THE EXERCISE: Find every line in the records below that holds the word "with", and copy each one.

TASK INPUT:

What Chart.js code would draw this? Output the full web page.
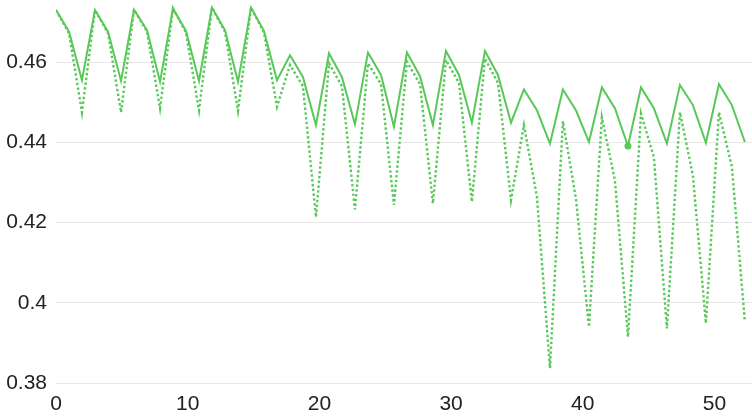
<!DOCTYPE html>
<html>
<head>
<meta charset="utf-8">
<script src="https://cdn.jsdelivr.net/npm/chart.js@4/dist/chart.umd.min.js"></script>
<style>
  html, body { margin: 0; padding: 0; background: #fff; }
  #wrap { width: 752px; height: 416px; }
</style>
</head>
<body>
<div id="wrap"><canvas id="chart" width="752" height="416"></canvas></div>
<script>
// sample positions along the x axis
const xs = [0, 0.99, 1.97, 2.96, 3.95, 4.94, 5.92, 6.91, 7.90, 8.88,
    9.87, 10.86, 11.84, 12.83, 13.82, 14.81, 15.79, 16.78, 17.77, 18.75,
    19.74, 20.73, 21.71, 22.70, 23.69, 24.68, 25.66, 26.65, 27.64, 28.62,
    29.61, 30.60, 31.58, 32.57, 33.56, 34.55, 35.53, 36.52, 37.51, 38.49,
    39.48, 40.47, 41.45, 42.44, 43.43, 44.42, 45.40, 46.39, 47.38, 48.36,
    49.35, 50.34, 51.32, 52.31];

// solid series
const solidValues = [0.4730, 0.4676, 0.4555, 0.4730, 0.4676, 0.4553,
    0.4731, 0.4680, 0.4551, 0.4734, 0.4678, 0.4553,
    0.4736, 0.4680, 0.4551, 0.4736, 0.4678, 0.4555,
    0.4617, 0.4563, 0.4443, 0.4622, 0.4563, 0.4445,
    0.4624, 0.4568, 0.4439, 0.4624, 0.4565, 0.4443,
    0.4628, 0.4568, 0.4449, 0.4628, 0.4568, 0.4449,
    0.4532, 0.4480, 0.4397, 0.4532, 0.4480, 0.4401,
    0.4537, 0.4485, 0.4391, 0.4537, 0.4485, 0.4397,
    0.4543, 0.4493, 0.4399, 0.4545, 0.4493, 0.4401];

// dotted series
const dottedValues = [0.4730, 0.4672, 0.4475, 0.4730, 0.4672, 0.4475,
    0.4731, 0.4676, 0.4485, 0.4734, 0.4674, 0.4480,
    0.4736, 0.4676, 0.4479, 0.4736, 0.4674, 0.4489,
    0.4593, 0.4540, 0.4214, 0.4597, 0.4540, 0.4233,
    0.4597, 0.4545, 0.4244, 0.4601, 0.4545, 0.4248,
    0.4605, 0.4548, 0.4252, 0.4609, 0.4548, 0.4256,
    0.4443, 0.4264, 0.3837, 0.4453, 0.4260, 0.3940,
    0.4462, 0.4306, 0.3915, 0.4472, 0.4363, 0.3936,
    0.4475, 0.4318, 0.3949, 0.4475, 0.4340, 0.3953];

const markedIndex = 44;

const green = 'rgb(88, 201, 88)';

function toPoints(values) {
    return values.map((v, i) => ({ x: xs[i], y: v }));
}

const ctx = document.getElementById('chart').getContext('2d');
new Chart(ctx, {
    type: 'line',
    data: {
        datasets: [
            {
                label: 'solid',
                data: toPoints(solidValues),
                borderColor: green,
                backgroundColor: green,
                borderWidth: 2,
                tension: 0,
                pointRadius: solidValues.map((v, i) => i === markedIndex ? 3.5 : 0),
                pointBorderWidth: 0,
            },
            {
                label: 'dotted',
                data: toPoints(dottedValues),
                borderColor: green,
                backgroundColor: green,
                borderWidth: 2.4,
                borderDash: [2.4, 2.4],
                tension: 0,
                pointRadius: 0,
            }
        ]
    },
    options: {
        responsive: false,
        animation: false,
        events: [],
        layout: { padding: 0 },
        plugins: {
            legend: { display: false },
            tooltip: { enabled: false },
        },
        scales: {
            x: {
                type: 'linear',
                min: 0,
                max: 52.85,
                grid: { display: false },
                border: { display: false },
                ticks: {
                    stepSize: 10,
                    includeBounds: false,
                    padding: 1,
                    maxRotation: 0,
                    color: '#222',
                    font: { family: 'Liberation Sans', size: 21 },
                },
                afterFit: scale => {
                    scale.height = 33;
                    scale.paddingLeft = 0;
                    scale.paddingRight = 0;
                },
            },
            y: {
                min: 0.38,
                max: 0.4755,
                grid: { color: '#e8e8e8', drawTicks: false },
                border: { display: false },
                ticks: {
                    stepSize: 0.02,
                    includeBounds: false,
                    padding: 9,
                    color: '#222',
                    font: { family: 'Liberation Sans', size: 21 },
                    callback: v => String(Math.round(v * 100) / 100),
                },
                afterFit: scale => {
                    scale.width = 56;
                    scale.paddingTop = 0;
                    scale.paddingBottom = 0;
                },
            }
        }
    }
});
</script>
</body>
</html>
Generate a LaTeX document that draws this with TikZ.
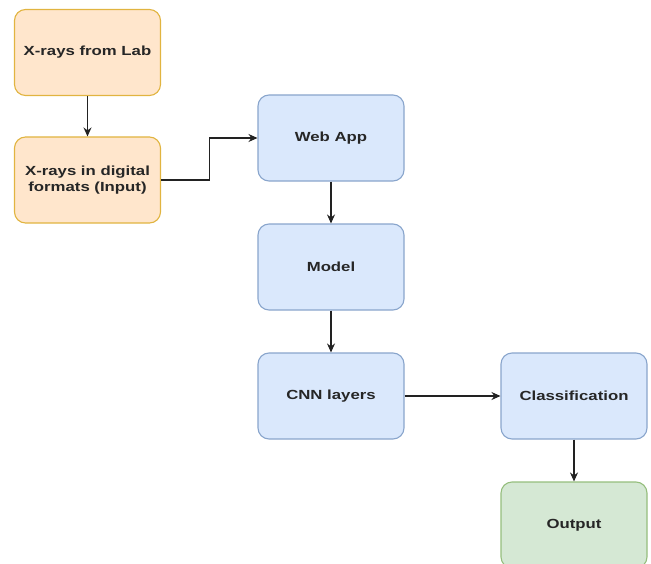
\documentclass[tikz,border=0pt]{standalone}
\usepackage{fontspec}
\setmainfont{Liberation Sans}[FakeStretch=1.27]
\usetikzlibrary{arrows.meta}
\definecolor{orfill}{HTML}{FFE6CC}
\definecolor{ordraw}{HTML}{D79B00}
\definecolor{blfill}{HTML}{DAE8FC}
\definecolor{bldraw}{HTML}{6C8EBF}
\definecolor{grfill}{HTML}{D5E8D4}
\definecolor{grdraw}{HTML}{82B366}
\definecolor{linec}{HTML}{222222}
\begin{document}
\begin{tikzpicture}[x=1bp,y=-1bp,
  box/.style={rectangle, rounded corners=11bp, minimum width=146bp, minimum height=86bp,
    line width=1.1bp, align=center, inner sep=2bp,
    font=\fontsize{13.2bp}{16bp}\selectfont\bfseries, text=black!85},
  orbox/.style={box, fill=orfill, draw=ordraw!75},
  blbox/.style={box, fill=blfill, draw=bldraw!80},
  grbox/.style={box, fill=grfill, draw=grdraw!85},
  arr/.style={draw=linec, line width=1.1bp, -{Stealth[length=9bp,width=8bp]}}]
\useasboundingbox (0,0) rectangle (651,564);
\node[orbox] (lab) at (87.5,52.5) {X-rays from Lab};
\node[orbox] (input) at (87.5,180) {X-rays in digital\\formats (Input)};
\node[blbox] (web) at (331,138) {Web App};
\node[blbox] (model) at (331,267) {Model};
\node[blbox] (cnn) at (331,396) {CNN layers};
\node[blbox] (cls) at (574,396) {Classification};
\node[grbox] (out) at (574,525) {Output};
\draw[arr] (lab) -- (input);
\draw[arr] (input.east) -- ++(48,0) |- (web.west);
\draw[arr] (web) -- (model);
\draw[arr] (model) -- (cnn);
\draw[arr] (cnn) -- (cls);
\draw[arr] (cls) -- (out);
\end{tikzpicture}
\end{document}
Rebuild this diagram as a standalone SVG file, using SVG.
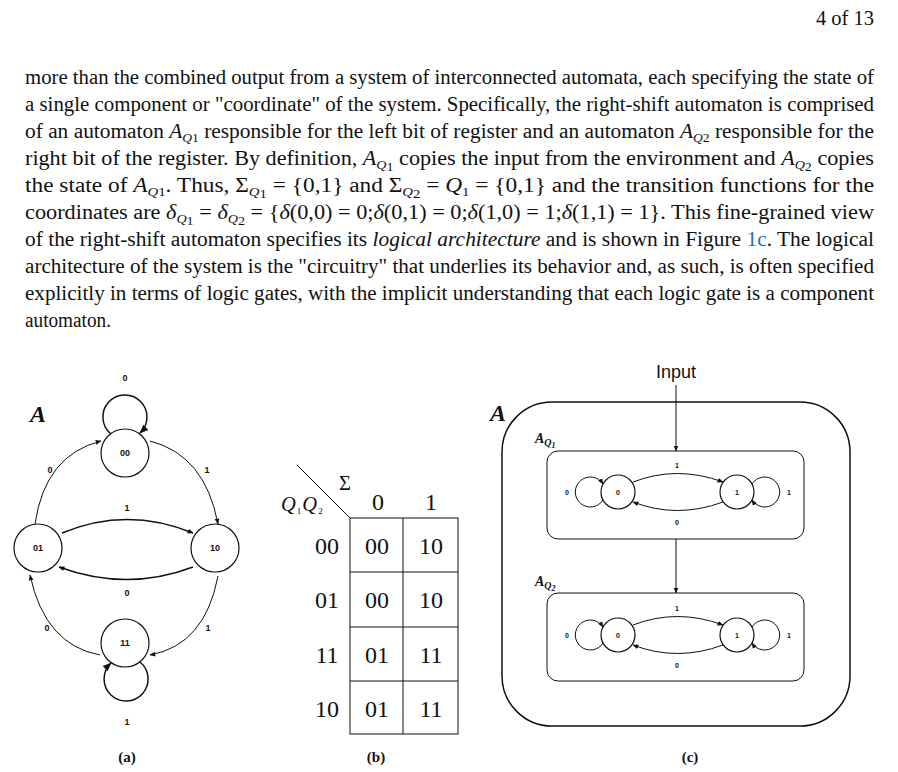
<svg xmlns="http://www.w3.org/2000/svg" width="898" height="772" viewBox="0 0 898 772">
<style>
.p{font-family:"Liberation Serif","Times New Roman",serif;font-size:20.5px;fill:#111}
.i{font-style:italic}
.s{font-size:13px}
.n{font-family:"Liberation Sans",Arial,sans-serif;font-weight:bold;font-size:9px;text-anchor:middle;dominant-baseline:central;fill:#111}
.ns{font-family:"Liberation Sans",Arial,sans-serif;font-weight:bold;font-size:7px;text-anchor:middle;dominant-baseline:central;fill:#111}
.ln{fill:none;stroke:#111;stroke-width:1.5}
.lt{fill:none;stroke:#111;stroke-width:1}
.st{fill:#fff;stroke:#111;stroke-width:1.2}
.t{font-family:"Liberation Serif",serif;font-size:24px;fill:#111;text-anchor:middle}
.cap{font-family:"Liberation Serif",serif;font-weight:bold;font-size:15px;text-anchor:middle;fill:#111}
.bA{font-family:"Liberation Serif",serif;font-weight:bold;font-style:italic;fill:#111}
</style>
<defs>
<marker id="ar" viewBox="0 0 10 10" refX="9" refY="5" markerWidth="6" markerHeight="6" orient="auto" markerUnits="userSpaceOnUse"><path d="M0,1 L10,5 L0,9 z" fill="#111"/></marker>
<marker id="arb" viewBox="0 0 10 10" refX="9" refY="5" markerWidth="9" markerHeight="9" orient="auto" markerUnits="userSpaceOnUse"><path d="M0,1 L10,5 L0,9 z" fill="#111"/></marker>
</defs>
<rect width="898" height="772" fill="#fff"/>
<text class="p" x="874" y="25" text-anchor="end" font-size="16">4 of 13</text>

<g id="paragraph">
<text class="p" x="25" y="84" textLength="849" lengthAdjust="spacingAndGlyphs">more than the combined output from a system of interconnected automata, each specifying the state of</text>
<text class="p" x="25" y="111" textLength="849" lengthAdjust="spacingAndGlyphs">a single component or "coordinate" of the system. Specifically, the right-shift automaton is comprised</text>
<text class="p" x="25" y="138" textLength="849" lengthAdjust="spacingAndGlyphs">of an automaton <tspan class="i">A</tspan><tspan class="i s" dy="4">Q</tspan><tspan class="s">1</tspan><tspan dy="-4"> responsible for the left bit of register and an automaton </tspan><tspan class="i">A</tspan><tspan class="i s" dy="4">Q</tspan><tspan class="s">2</tspan><tspan dy="-4"> responsible for the</tspan></text>
<text class="p" x="25" y="165" textLength="849" lengthAdjust="spacingAndGlyphs">right bit of the register. By definition, <tspan class="i">A</tspan><tspan class="i s" dy="4">Q</tspan><tspan class="s" font-size="9" dy="2">1</tspan><tspan dy="-6"> copies the input from the environment and </tspan><tspan class="i">A</tspan><tspan class="i s" dy="4">Q</tspan><tspan class="s" font-size="9" dy="2">2</tspan><tspan dy="-6"> copies</tspan></text>
<text class="p" x="25" y="192" textLength="849" lengthAdjust="spacingAndGlyphs">the state of <tspan class="i">A</tspan><tspan class="i s" dy="4">Q</tspan><tspan class="s">1</tspan><tspan dy="-4">. Thus, Σ</tspan><tspan class="i s" dy="4">Q</tspan><tspan class="s" font-size="9" dy="2">1</tspan><tspan dy="-6"> = {0,1} and Σ</tspan><tspan class="i s" dy="4">Q</tspan><tspan class="s" font-size="9" dy="2">2</tspan><tspan dy="-6"> = </tspan><tspan class="i">Q</tspan><tspan class="s" dy="4">1</tspan><tspan dy="-4"> = {0,1} and the transition functions for the</tspan></text>
<text class="p" x="25" y="219" textLength="849" lengthAdjust="spacingAndGlyphs">coordinates are <tspan class="i">δ</tspan><tspan class="i s" dy="4">Q</tspan><tspan class="s" font-size="9" dy="2">1</tspan><tspan dy="-6"> = </tspan><tspan class="i">δ</tspan><tspan class="i s" dy="4">Q</tspan><tspan class="s" font-size="9" dy="2">2</tspan><tspan dy="-6"> = {</tspan><tspan class="i">δ</tspan>(0,0) = 0;<tspan class="i">δ</tspan>(0,1) = 0;<tspan class="i">δ</tspan>(1,0) = 1;<tspan class="i">δ</tspan>(1,1) = 1}. This fine-grained view</text>
<text class="p" x="25" y="246" textLength="849" lengthAdjust="spacingAndGlyphs">of the right-shift automaton specifies its <tspan class="i">logical architecture</tspan> and is shown in Figure <tspan fill="#2a6ebb">1c</tspan>.  The logical</text>
<text class="p" x="25" y="273" textLength="849" lengthAdjust="spacingAndGlyphs">architecture of the system is the "circuitry" that underlies its behavior and, as such, is often specified</text>
<text class="p" x="25" y="300" textLength="849" lengthAdjust="spacingAndGlyphs">explicitly in terms of logic gates, with the implicit understanding that each logic gate is a component</text>
<text class="p" x="25" y="327" textLength="86" lengthAdjust="spacingAndGlyphs">automaton.</text>
</g>

<!-- (a) -->
<text class="bA" x="30" y="422" font-size="24">A</text>
<g id="edges-a">
<path class="ln" d="M111,434 A22,22 0 1 1 140,433" marker-end="url(#arb)"/>
<path class="ln" d="M140,662 A22,22 0 1 1 111,663" marker-end="url(#arb)"/>
<path class="lt" d="M35,524 Q45,455 101,441" marker-end="url(#ar)"/>
<path class="lt" d="M150,441 Q205,455 218,524" marker-end="url(#ar)"/>
<path class="lt" d="M218,576 Q205,645 150,655" marker-end="url(#ar)"/>
<path class="lt" d="M100,655 Q45,645 30,575" marker-end="url(#ar)"/>
<path class="ln" d="M62,533 Q127,506 193,533" marker-end="url(#ar)"/>
<path class="ln" d="M193,567 Q127,592 59,567" marker-end="url(#ar)"/>
<text class="n" x="125" y="378">0</text>
<text class="n" x="50" y="470">0</text>
<text class="n" x="207" y="470">1</text>
<text class="n" x="127" y="508">1</text>
<text class="n" x="127" y="593">0</text>
<text class="n" x="47" y="628">0</text>
<text class="n" x="208" y="628">1</text>
<text class="n" x="127" y="722">1</text>
</g>
<g id="n00"><circle class="st" cx="125" cy="453" r="24"/><text class="n" x="125" y="453">00</text></g>
<g id="n01"><circle class="st" cx="38" cy="548" r="24"/><text class="n" x="38" y="548">01</text></g>
<g id="n10"><circle class="st" cx="215" cy="548" r="24"/><text class="n" x="215" y="548">10</text></g>
<g id="n11"><circle class="st" cx="125" cy="643" r="24"/><text class="n" x="125" y="643">11</text></g>
<text class="cap" x="127" y="762">(a)</text>

<!-- (b) -->
<g id="table">
<line class="lt" x1="297" y1="465" x2="350" y2="518"/>
<rect x="350" y="518" width="108" height="216" class="lt" stroke-width="1.5"/>
<line class="lt" x1="403" y1="518" x2="403" y2="734"/>
<line class="lt" x1="350" y1="572" x2="458" y2="572"/>
<line class="lt" x1="350" y1="627" x2="458" y2="627"/>
<line class="lt" x1="350" y1="681" x2="458" y2="681"/>
<text class="p" x="345" y="490" font-size="19" text-anchor="middle">Σ</text>
<text class="p" x="281" y="511" font-size="14"><tspan class="i">Q</tspan><tspan font-size="9" dx="1" dy="3">1</tspan><tspan class="i" dx="1" dy="-3">Q</tspan><tspan font-size="9" dx="1" dy="3">2</tspan></text>
<text class="t" x="378" y="510">0</text><text class="t" x="431" y="510">1</text>
<text class="t" x="327" y="554">00</text><text class="t" x="377" y="554">00</text><text class="t" x="431" y="554">10</text>
<text class="t" x="327" y="608">01</text><text class="t" x="377" y="608">00</text><text class="t" x="431" y="608">10</text>
<text class="t" x="327" y="663">11</text><text class="t" x="377" y="663">01</text><text class="t" x="431" y="663">11</text>
<text class="t" x="327" y="717">10</text><text class="t" x="377" y="717">01</text><text class="t" x="431" y="717">11</text>
</g>
<text class="cap" x="376" y="762">(b)</text>

<!-- (c) -->
<g id="outer"><rect x="502" y="402" width="348" height="324" rx="50" class="ln"/></g>
<text class="bA" x="490" y="421" font-size="24">A</text>
<text x="676" y="378" text-anchor="middle" font-family="Liberation Sans, Arial, sans-serif" font-size="18" fill="#111">Input</text>
<g id="conn-c">
<line class="lt" x1="676" y1="385" x2="676" y2="451" marker-end="url(#ar)"/>
<line class="lt" x1="676" y1="539" x2="676" y2="593" marker-end="url(#ar)"/>
</g>
<g id="AQ1">
<rect x="547" y="451" width="257" height="88" rx="11" class="lt"/>
<text class="bA" x="535" y="443" font-size="14">A<tspan font-size="10" dy="3">Q</tspan><tspan font-size="8" dy="2">1</tspan></text>
<path class="lt" d="M603,500 A15,15 0 1 1 603,484" marker-end="url(#ar)"/>
<path class="lt" d="M752,484 A15,15 0 1 1 752,500" marker-end="url(#ar)"/>
<path class="lt" d="M633,482 Q677,465 723,482" marker-end="url(#ar)"/>
<path class="lt" d="M723,502 Q677,519 633,502" marker-end="url(#ar)"/>
<circle class="st" cx="618" cy="492" r="17"/><text class="ns" x="618" y="492">0</text>
<circle class="st" cx="737" cy="492" r="17"/><text class="ns" x="737" y="492">1</text>
<text class="ns" x="567" y="492">0</text><text class="ns" x="789" y="492">1</text>
<text class="ns" x="677" y="465">1</text><text class="ns" x="677" y="522">0</text>
</g>
<g id="AQ2">
<rect x="547" y="593" width="257" height="88" rx="11" class="lt"/>
<text class="bA" x="535" y="586" font-size="14">A<tspan font-size="10" dy="3">Q</tspan><tspan font-size="8" dy="2">2</tspan></text>
<path class="lt" d="M603,643 A15,15 0 1 1 603,627" marker-end="url(#ar)"/>
<path class="lt" d="M752,627 A15,15 0 1 1 752,643" marker-end="url(#ar)"/>
<path class="lt" d="M633,625 Q677,608 723,625" marker-end="url(#ar)"/>
<path class="lt" d="M723,645 Q677,662 633,645" marker-end="url(#ar)"/>
<circle class="st" cx="618" cy="635" r="17"/><text class="ns" x="618" y="635">0</text>
<circle class="st" cx="737" cy="635" r="17"/><text class="ns" x="737" y="635">1</text>
<text class="ns" x="567" y="635">0</text><text class="ns" x="789" y="635">1</text>
<text class="ns" x="677" y="608">1</text><text class="ns" x="677" y="665">0</text>
</g>
<text class="cap" x="690" y="762">(c)</text>
</svg>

SOLVED PROBLEM:
Generate a LaTeX document that draws this with TikZ.
<text class="p" x="25" y="300" textLength="849" lengthAdjust="spacingAndGlyphs">explicitly in terms of logic gates, with the implicit understanding that each logic gate is a component</text>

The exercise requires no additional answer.